* _Description of the task_: Your task is to reproduce, verbatim and without pictures, the lines from the opening of the listing through the line containing "E_LO, E_HI = 0.0, 5.0".

* _Recorded data_:
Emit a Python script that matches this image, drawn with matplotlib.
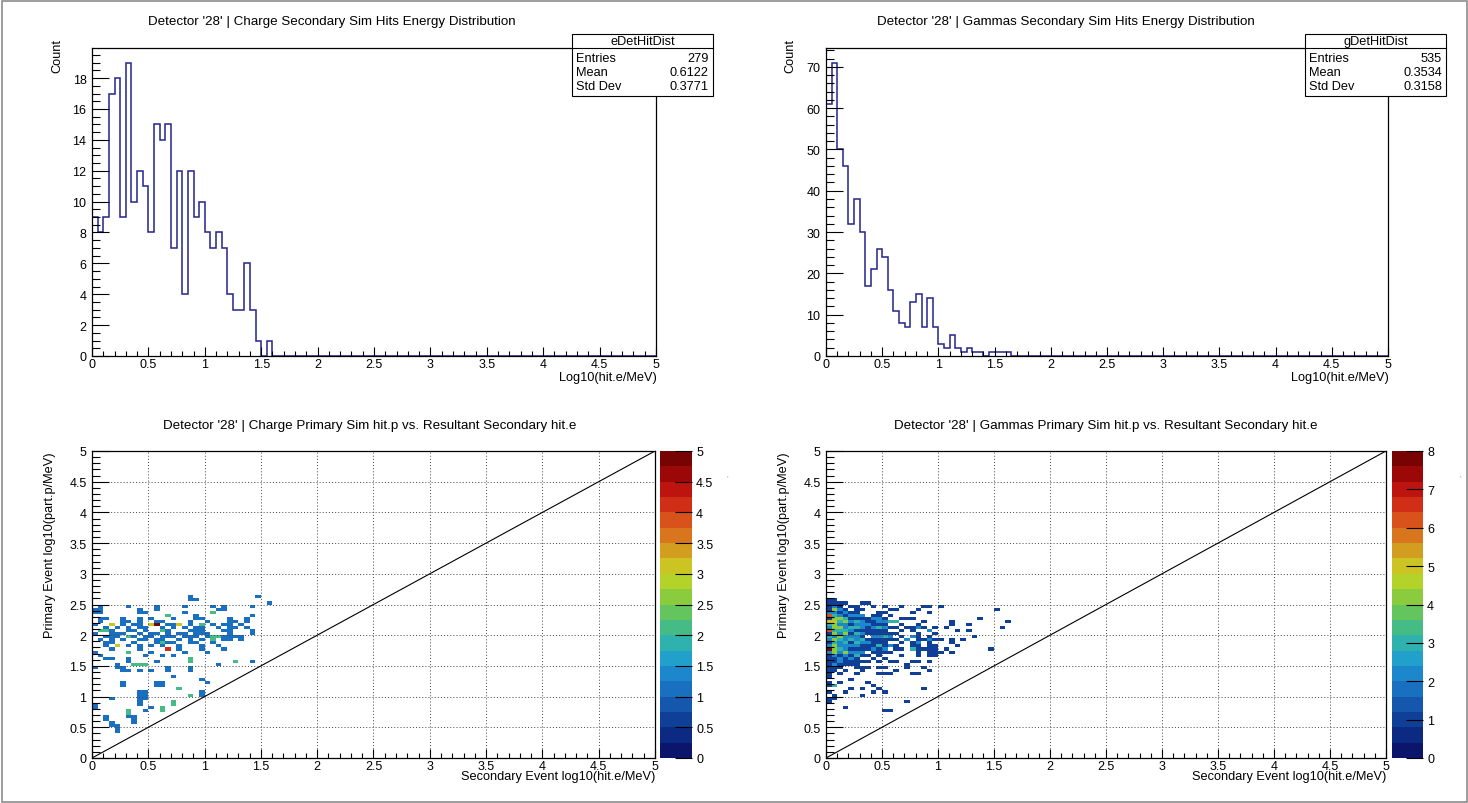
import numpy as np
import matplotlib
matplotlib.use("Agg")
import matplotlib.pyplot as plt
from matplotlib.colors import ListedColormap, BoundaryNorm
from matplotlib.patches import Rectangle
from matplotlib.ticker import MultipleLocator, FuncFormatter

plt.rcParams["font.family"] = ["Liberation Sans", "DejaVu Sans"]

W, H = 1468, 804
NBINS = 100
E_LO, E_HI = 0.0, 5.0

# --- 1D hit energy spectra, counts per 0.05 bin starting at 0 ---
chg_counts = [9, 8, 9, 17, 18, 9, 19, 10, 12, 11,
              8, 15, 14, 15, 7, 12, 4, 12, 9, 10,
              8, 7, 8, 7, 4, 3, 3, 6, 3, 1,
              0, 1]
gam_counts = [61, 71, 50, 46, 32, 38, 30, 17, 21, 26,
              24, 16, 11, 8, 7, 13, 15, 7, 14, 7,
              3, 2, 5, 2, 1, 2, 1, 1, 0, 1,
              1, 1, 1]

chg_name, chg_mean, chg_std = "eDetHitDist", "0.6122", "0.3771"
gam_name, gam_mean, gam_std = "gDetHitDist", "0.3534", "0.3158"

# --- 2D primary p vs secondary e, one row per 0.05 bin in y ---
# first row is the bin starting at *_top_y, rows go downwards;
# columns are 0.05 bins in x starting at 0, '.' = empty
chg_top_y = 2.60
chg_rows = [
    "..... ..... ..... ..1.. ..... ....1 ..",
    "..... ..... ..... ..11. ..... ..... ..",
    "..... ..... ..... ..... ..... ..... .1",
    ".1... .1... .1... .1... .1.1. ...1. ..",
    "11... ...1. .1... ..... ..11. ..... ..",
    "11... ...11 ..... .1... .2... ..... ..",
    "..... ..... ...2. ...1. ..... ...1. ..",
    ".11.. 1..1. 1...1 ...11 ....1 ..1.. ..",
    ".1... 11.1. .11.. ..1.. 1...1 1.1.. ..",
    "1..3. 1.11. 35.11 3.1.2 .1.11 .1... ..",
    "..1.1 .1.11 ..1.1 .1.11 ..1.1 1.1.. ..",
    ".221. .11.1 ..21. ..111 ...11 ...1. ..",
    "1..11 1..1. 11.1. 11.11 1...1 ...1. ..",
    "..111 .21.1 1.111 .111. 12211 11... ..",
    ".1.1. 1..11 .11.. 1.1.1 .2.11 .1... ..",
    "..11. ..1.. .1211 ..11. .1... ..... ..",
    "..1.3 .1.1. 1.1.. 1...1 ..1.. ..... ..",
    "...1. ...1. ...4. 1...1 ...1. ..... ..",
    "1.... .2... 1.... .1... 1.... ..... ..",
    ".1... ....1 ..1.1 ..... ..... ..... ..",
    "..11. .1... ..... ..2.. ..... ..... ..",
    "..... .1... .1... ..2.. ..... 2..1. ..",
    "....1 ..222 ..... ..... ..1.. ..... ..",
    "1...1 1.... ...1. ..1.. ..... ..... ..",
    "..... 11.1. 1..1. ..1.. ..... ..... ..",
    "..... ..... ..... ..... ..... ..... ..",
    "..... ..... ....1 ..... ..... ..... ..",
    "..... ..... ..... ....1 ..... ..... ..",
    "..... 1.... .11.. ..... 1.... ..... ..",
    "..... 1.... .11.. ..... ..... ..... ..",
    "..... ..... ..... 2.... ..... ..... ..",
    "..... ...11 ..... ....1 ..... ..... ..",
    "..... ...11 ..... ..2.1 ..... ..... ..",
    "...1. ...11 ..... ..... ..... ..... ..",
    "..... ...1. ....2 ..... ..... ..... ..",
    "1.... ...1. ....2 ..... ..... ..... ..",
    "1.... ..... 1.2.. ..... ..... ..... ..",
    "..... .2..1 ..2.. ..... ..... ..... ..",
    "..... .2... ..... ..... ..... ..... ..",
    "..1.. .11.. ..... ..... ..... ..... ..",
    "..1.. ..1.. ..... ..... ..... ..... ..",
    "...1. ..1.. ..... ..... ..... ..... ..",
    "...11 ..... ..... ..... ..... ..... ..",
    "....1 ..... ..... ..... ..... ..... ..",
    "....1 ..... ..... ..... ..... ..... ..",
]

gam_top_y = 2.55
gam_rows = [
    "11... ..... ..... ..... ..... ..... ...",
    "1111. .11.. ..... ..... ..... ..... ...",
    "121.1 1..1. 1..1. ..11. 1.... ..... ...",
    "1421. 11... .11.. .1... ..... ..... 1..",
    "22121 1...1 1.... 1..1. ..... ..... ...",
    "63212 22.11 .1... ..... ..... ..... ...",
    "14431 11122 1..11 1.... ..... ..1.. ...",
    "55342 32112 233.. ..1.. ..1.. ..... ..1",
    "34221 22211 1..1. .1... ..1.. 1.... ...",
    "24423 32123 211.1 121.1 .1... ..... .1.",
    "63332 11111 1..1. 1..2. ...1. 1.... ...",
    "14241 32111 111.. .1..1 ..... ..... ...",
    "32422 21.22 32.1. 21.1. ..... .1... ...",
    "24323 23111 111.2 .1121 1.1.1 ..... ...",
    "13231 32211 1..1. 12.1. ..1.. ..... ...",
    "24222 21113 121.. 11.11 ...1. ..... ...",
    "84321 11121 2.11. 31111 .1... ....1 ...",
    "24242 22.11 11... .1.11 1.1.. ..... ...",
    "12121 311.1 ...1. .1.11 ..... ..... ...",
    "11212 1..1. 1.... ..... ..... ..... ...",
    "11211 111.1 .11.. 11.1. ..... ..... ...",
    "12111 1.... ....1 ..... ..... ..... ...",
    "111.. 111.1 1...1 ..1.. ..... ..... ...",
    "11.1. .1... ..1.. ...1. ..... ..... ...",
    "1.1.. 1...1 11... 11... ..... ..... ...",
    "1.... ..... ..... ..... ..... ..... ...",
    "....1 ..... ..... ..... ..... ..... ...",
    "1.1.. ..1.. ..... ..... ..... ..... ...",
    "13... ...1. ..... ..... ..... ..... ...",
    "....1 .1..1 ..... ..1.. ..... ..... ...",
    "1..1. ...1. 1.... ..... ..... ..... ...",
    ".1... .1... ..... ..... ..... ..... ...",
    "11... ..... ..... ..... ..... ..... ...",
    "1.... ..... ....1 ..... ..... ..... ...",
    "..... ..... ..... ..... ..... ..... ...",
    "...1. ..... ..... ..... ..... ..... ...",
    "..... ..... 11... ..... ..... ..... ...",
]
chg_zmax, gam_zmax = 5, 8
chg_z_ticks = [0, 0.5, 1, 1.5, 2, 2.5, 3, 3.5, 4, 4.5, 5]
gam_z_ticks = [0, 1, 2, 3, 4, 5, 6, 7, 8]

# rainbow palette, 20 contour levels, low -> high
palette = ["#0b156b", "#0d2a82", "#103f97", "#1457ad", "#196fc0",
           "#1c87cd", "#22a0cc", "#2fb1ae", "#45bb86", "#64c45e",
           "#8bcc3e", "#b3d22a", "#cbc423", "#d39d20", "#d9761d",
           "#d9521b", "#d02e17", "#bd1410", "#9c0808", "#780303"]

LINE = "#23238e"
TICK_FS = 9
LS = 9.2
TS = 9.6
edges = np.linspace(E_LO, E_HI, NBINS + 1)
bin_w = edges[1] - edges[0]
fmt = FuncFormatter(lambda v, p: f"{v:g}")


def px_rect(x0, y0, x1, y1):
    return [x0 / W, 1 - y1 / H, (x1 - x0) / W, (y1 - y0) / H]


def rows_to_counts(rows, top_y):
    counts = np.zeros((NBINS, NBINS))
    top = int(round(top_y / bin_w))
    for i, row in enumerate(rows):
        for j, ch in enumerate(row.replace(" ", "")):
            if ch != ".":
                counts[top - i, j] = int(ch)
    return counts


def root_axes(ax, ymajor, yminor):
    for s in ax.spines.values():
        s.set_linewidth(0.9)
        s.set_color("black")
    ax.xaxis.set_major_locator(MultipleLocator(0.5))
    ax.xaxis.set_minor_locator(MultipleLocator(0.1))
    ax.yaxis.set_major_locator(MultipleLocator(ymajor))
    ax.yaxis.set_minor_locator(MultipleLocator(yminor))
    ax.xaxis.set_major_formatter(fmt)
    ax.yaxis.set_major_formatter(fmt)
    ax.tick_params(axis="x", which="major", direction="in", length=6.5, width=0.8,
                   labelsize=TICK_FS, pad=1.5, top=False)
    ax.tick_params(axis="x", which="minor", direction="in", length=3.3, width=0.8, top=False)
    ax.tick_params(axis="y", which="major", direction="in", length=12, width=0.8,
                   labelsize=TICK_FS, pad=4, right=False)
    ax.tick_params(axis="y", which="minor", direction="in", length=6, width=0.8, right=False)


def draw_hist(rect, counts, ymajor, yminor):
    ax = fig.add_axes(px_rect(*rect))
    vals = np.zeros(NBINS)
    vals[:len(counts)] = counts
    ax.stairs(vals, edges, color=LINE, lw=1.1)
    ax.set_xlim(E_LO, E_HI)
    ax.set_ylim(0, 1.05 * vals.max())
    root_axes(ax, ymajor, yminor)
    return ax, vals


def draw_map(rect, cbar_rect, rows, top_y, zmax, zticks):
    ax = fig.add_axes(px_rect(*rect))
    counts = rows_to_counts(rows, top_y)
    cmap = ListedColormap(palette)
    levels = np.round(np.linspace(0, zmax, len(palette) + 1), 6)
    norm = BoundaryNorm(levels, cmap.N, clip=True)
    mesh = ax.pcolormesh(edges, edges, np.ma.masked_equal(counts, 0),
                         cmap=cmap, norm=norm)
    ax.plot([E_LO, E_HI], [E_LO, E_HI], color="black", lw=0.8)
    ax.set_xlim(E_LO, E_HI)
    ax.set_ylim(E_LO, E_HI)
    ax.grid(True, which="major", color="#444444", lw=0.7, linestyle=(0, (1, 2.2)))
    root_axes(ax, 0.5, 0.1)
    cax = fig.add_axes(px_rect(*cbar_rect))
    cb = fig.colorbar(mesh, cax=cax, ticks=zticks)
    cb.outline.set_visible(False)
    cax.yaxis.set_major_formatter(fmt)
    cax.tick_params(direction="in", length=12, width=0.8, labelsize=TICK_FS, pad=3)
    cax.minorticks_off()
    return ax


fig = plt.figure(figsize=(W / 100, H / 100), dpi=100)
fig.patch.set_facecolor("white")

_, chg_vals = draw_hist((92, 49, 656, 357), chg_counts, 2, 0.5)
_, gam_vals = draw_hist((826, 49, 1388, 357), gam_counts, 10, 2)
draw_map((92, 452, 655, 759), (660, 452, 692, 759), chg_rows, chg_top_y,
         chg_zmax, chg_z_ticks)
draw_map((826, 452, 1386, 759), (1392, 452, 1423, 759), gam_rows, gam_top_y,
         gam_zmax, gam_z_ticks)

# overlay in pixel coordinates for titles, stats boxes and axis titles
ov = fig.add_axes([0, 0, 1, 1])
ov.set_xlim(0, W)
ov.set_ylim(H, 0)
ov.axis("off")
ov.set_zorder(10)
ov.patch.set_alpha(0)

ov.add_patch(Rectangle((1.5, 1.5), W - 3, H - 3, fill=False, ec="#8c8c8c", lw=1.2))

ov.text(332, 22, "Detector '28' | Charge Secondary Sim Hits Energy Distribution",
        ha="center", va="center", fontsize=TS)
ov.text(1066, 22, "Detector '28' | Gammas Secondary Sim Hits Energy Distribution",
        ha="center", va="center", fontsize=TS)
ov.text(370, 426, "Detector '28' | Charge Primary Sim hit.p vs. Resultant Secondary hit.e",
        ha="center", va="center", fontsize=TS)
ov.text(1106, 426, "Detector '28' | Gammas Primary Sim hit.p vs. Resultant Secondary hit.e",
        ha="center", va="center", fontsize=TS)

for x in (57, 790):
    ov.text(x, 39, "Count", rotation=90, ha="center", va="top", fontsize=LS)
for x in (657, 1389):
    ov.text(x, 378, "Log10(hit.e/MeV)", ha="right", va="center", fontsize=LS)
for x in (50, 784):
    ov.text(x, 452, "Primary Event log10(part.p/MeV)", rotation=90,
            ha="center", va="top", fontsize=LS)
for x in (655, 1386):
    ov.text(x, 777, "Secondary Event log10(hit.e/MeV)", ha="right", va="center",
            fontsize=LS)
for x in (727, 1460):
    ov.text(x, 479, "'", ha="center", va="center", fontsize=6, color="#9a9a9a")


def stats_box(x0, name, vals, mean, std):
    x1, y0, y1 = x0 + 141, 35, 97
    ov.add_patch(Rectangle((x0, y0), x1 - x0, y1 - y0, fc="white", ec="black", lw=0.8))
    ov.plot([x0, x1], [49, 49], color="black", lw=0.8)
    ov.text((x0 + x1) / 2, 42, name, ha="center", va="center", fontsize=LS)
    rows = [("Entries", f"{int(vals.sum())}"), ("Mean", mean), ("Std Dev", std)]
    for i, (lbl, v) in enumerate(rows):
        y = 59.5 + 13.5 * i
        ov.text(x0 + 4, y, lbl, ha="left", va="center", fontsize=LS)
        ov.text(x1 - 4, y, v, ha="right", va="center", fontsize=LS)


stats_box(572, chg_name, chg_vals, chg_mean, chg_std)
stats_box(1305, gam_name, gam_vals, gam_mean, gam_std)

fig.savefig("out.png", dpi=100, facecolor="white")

* _Exercise solution_:
Emit a Python script that matches this image, drawn with matplotlib.
import numpy as np
import matplotlib
matplotlib.use("Agg")
import matplotlib.pyplot as plt
from matplotlib.colors import ListedColormap, BoundaryNorm
from matplotlib.patches import Rectangle
from matplotlib.ticker import MultipleLocator, FuncFormatter

plt.rcParams["font.family"] = ["Liberation Sans", "DejaVu Sans"]

W, H = 1468, 804
NBINS = 100
E_LO, E_HI = 0.0, 5.0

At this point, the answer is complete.